STORED DATA:

** BEGIN **

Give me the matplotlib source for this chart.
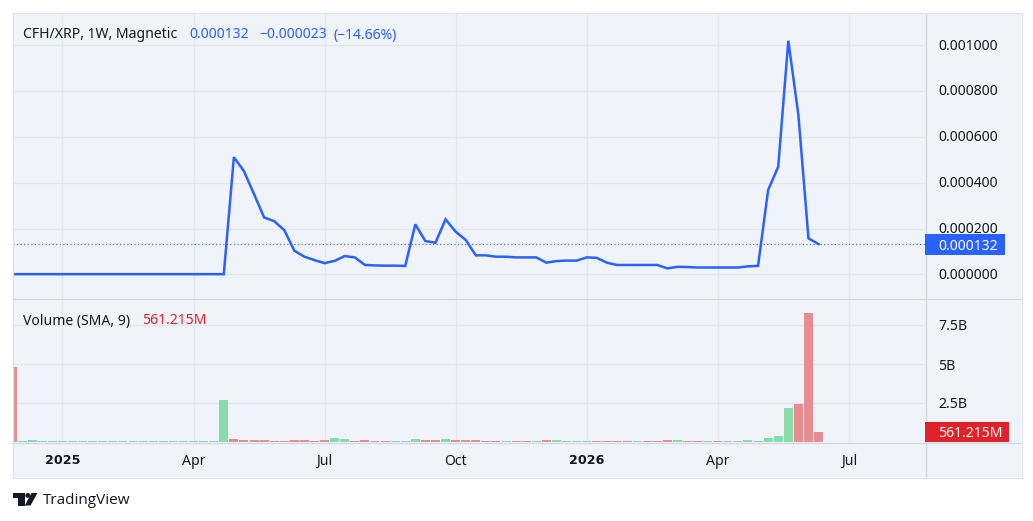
"""Weekly CFH/XRP line with a volume pane below it, saved to out.png"""

import matplotlib
matplotlib.use('Agg')
import matplotlib.pyplot as plt
from matplotlib.lines import Line2D
from matplotlib.patches import Circle, Polygon, Rectangle
from matplotlib.transforms import Affine2D, blended_transform_factory

W, H = 1033, 521

# weekly close, one value per bar
close = [
    0.000001, 0.000001, 0.000001, 0.000001, 0.000001, 0.000001, 0.000001,
    0.000001, 0.000001, 0.000001, 0.000001, 0.000001, 0.000001, 0.000001,
    0.000001, 0.000001, 0.000001, 0.000001, 0.000001, 0.000001, 0.000001,
    0.000001, 0.000511, 0.000450, 0.000350, 0.000248, 0.000232, 0.000193,
    0.000103, 0.000077, 0.000062, 0.000049, 0.000059, 0.000080, 0.000074,
    0.000041, 0.000039, 0.000038, 0.000038, 0.000037, 0.000218, 0.000145,
    0.000138, 0.000240, 0.000186, 0.000150, 0.000083, 0.000083, 0.000077,
    0.000077, 0.000074, 0.000074, 0.000074, 0.000051, 0.000058, 0.000060,
    0.000060, 0.000074, 0.000072, 0.000051, 0.000041, 0.000041, 0.000041,
    0.000041, 0.000041, 0.000026, 0.000033, 0.000032, 0.000030, 0.000030,
    0.000030, 0.000030, 0.000030, 0.000035, 0.000037, 0.000368, 0.000469,
    0.001019, 0.000695, 0.000157, 0.000132,
]

# weekly volume in billions
volume = [
    4.8, 0.065, 0.13, 0.065, 0.065, 0.065, 0.065, 0.065, 0.065, 0.065,
    0.065, 0.065, 0.065, 0.065, 0.065, 0.065, 0.065, 0.065, 0.065, 0.065,
    0.065, 2.69, 0.19, 0.13, 0.13, 0.13, 0.065, 0.065, 0.13, 0.13,
    0.065, 0.13, 0.25, 0.19, 0.065, 0.13, 0.065, 0.065, 0.065, 0.065,
    0.19, 0.13, 0.13, 0.19, 0.13, 0.13, 0.13, 0.065, 0.065, 0.065,
    0.065, 0.065, 0.065, 0.13, 0.13, 0.065, 0.065, 0.065, 0.065, 0.065,
    0.065, 0.065, 0.065, 0.065, 0.065, 0.13, 0.13, 0.065, 0.065, 0.065,
    0.065, 0.065, 0.065, 0.13, 0.065, 0.26, 0.385, 2.18, 2.44, 8.27, 0.64,
]

# u = green bar, d = red bar
direction = list(
    'd' + 'u' * 21 + 'd' * 10 + 'uu' + 'dddd' + 'uuu' + 'dd' + 'u' + 'ddddd'
    + 'u' + 'dd' + 'u' + 'd' + 'uuuu' + 'dddd' + 'u' + 'ddd' + 'u' + 'dd'
    + 'u' + 'd' + 'uuuuuuu' + 'ddd'
)

price_ticks = [0.0, 0.0002, 0.0004, 0.0006, 0.0008, 0.001]
price_labels = ['0.000000', '0.000200', '0.000400', '0.000600', '0.000800', '0.001000']
volume_ticks = [2.5, 5, 7.5]
volume_labels = ['2.5B', '5B', '7.5B']
month_ticks = [5, 18, 31, 44, 57, 70, 83]
month_labels = ['2025', 'Apr', 'Jul', 'Oct', '2026', 'Apr', 'Jul']

last_price = 0.000132
sma_volume = 0.561215

BG = '#f0f3fa'
GRID = '#e3e7ef'
EDGE = '#e0e3eb'
SCALE = '#d3d7df'
INK = '#131722'
BLUE = '#2962ff'
RED = '#e02329'
GREEN_BAR = '#88dcab'
RED_BAR = '#e68d91'
FONT = 10.08

plt.rcParams['font.family'] = ['Noto Sans', 'DejaVu Sans']

fig = plt.figure(figsize=(W / 100, H / 100), dpi=100, facecolor='white')

# transform for things laid out in screen pixels, y going down
px = Affine2D().scale(1 / W, -1 / H).translate(0, 1) + fig.transFigure


def pane(top, bottom):
    """Axes spanning the plot width between two pixel rows"""
    ax = fig.add_axes([13 / W, 1 - bottom / H, (925 - 13) / W, (bottom - top) / H])
    ax.set_facecolor(BG)
    for spine in ax.spines.values():
        spine.set_visible(False)
    ax.set_axisbelow(True)
    ax.grid(True, color=GRID, lw=0.9)
    ax.yaxis.tick_right()
    ax.tick_params(axis='both', length=0, labelsize=FONT, labelcolor=INK)
    ax.tick_params(axis='y', pad=9.4)
    ax.set_xlim(0.09, 90.56)
    ax.set_xticks(month_ticks)
    return ax


def legend(x, y, text, color):
    fig.text(x, y, text, transform=px, color=color, fontsize=FONT, va='center_baseline')


fig.add_artist(Rectangle((13, 13), 1008, 464, transform=px, fc=BG, ec='none', zorder=-1))
# scale separator sits under the axes so the tags can cover it
fig.add_artist(Line2D([925.5, 925.5], [13, 477], transform=px, color=SCALE, lw=0.9, zorder=-0.5))

# price pane
ax_price = pane(13, 298)
ax_price.set_ylim(-0.000103, 0.0011396)
ax_price.set_yticks(price_ticks)
ax_price.set_yticklabels(price_labels)
ax_price.tick_params(axis='x', labelbottom=False)
for lab in ax_price.get_yticklabels():
    lab.set_transform(lab.get_transform() + Affine2D().translate(0, 1))
weeks = list(range(len(close)))
ax_price.plot(weeks, close, color=BLUE, lw=1.8, solid_joinstyle='miter', zorder=3)
ax_price.axhline(last_price, color=BLUE, lw=0.8, ls=(0, (1, 2.2)), zorder=2)

# price tag on the scale
tag_tr = blended_transform_factory(px, ax_price.transData)
per_px = (0.0011396 + 0.000103) / 285
ax_price.add_patch(Rectangle((925, last_price - 10.5 * per_px), 80, 21 * per_px,
                             transform=tag_tr, fc=BLUE, ec='none', clip_on=False, zorder=5))
ax_price.text(938, last_price, '0.000132', transform=tag_tr, color='white', fontsize=FONT,
              va='center_baseline', ha='left', clip_on=False, zorder=6)

# volume pane
ax_vol = pane(298, 442)
ax_vol.set_ylim(0, 144 / 15.6)
ax_vol.set_yticks(volume_ticks)
ax_vol.set_yticklabels(volume_labels)
ax_vol.set_xticklabels(month_labels)
ax_vol.tick_params(axis='x', pad=8.5)
# year labels are bold
for lab, name in zip(ax_vol.get_xticklabels(), month_labels):
    if name.startswith('20'):
        lab.set_family('DejaVu Sans')
        lab.set_fontweight('bold')
        lab.set_fontsize(9.2)
bar_colors = [GREEN_BAR if d == 'u' else RED_BAR for d in direction]
ax_vol.bar(weeks, volume, width=0.89, color=bar_colors, zorder=3)

# volume average tag
tag_tr = blended_transform_factory(px, ax_vol.transData)
ax_vol.add_patch(Rectangle((925, 0), 84, 20 / 15.6, transform=tag_tr, fc=RED, ec='none',
                           clip_on=False, zorder=5))
ax_vol.text(938, sma_volume + 0.08, '561.215M', transform=tag_tr, color='white', fontsize=FONT,
            va='center_baseline', ha='left', clip_on=False, zorder=6)

# pane separators and outer frame
for x0, y0, x1, y1, col in [
    (13, 298.5, 1021, 298.5, SCALE),
    (13, 442.5, 1021, 442.5, SCALE),
    (12.5, 12.5, 1021.5, 12.5, EDGE),
    (12.5, 477.5, 1021.5, 477.5, EDGE),
    (12.5, 12.5, 12.5, 477.5, EDGE),
    (1021.5, 12.5, 1021.5, 477.5, EDGE),
]:
    fig.add_artist(Line2D([x0, x1], [y0, y1], transform=px, color=col, lw=0.9, zorder=3))

# legends
legend(23, 33, 'CFH/XRP, 1W, Magnetic', INK)
legend(189, 33, '0.000132', BLUE)
legend(259, 33, '\u22120.000023', BLUE)
legend(333, 33, '(\u221214.66%)', BLUE)
legend(23, 319, 'Volume (SMA, 9)', INK)
legend(142, 319, '561.215M', RED)

# logo
fig.add_artist(Polygon([(13, 493), (24.5, 493), (24.5, 505.5), (18, 505.5), (18, 497.5), (13, 497.5)],
                       transform=px, fc=INK, ec='none', zorder=3))
fig.add_artist(Circle((27.8, 495.4), 2.4, transform=px, fc=INK, ec='none', zorder=3))
fig.add_artist(Polygon([(31.5, 493), (37.5, 493), (30.5, 505.5), (24.8, 505.5)],
                       transform=px, fc=INK, ec='none', zorder=3))
fig.text(42.5, 500.5, 'TradingView', transform=px, color=INK, fontsize=11, va='center',
         family='Open Sans')

fig.savefig('out.png', dpi=100)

** END **

WRITTEN REQUEST:
Write out exactly the opening lines of the data, stopping after the line that holds "W, H = 1033, 521". Exclude pictures.

WRITTEN ANSWER:
Give me the matplotlib source for this chart.
"""Weekly CFH/XRP line with a volume pane below it, saved to out.png"""

import matplotlib
matplotlib.use('Agg')
import matplotlib.pyplot as plt
from matplotlib.lines import Line2D
from matplotlib.patches import Circle, Polygon, Rectangle
from matplotlib.transforms import Affine2D, blended_transform_factory

W, H = 1033, 521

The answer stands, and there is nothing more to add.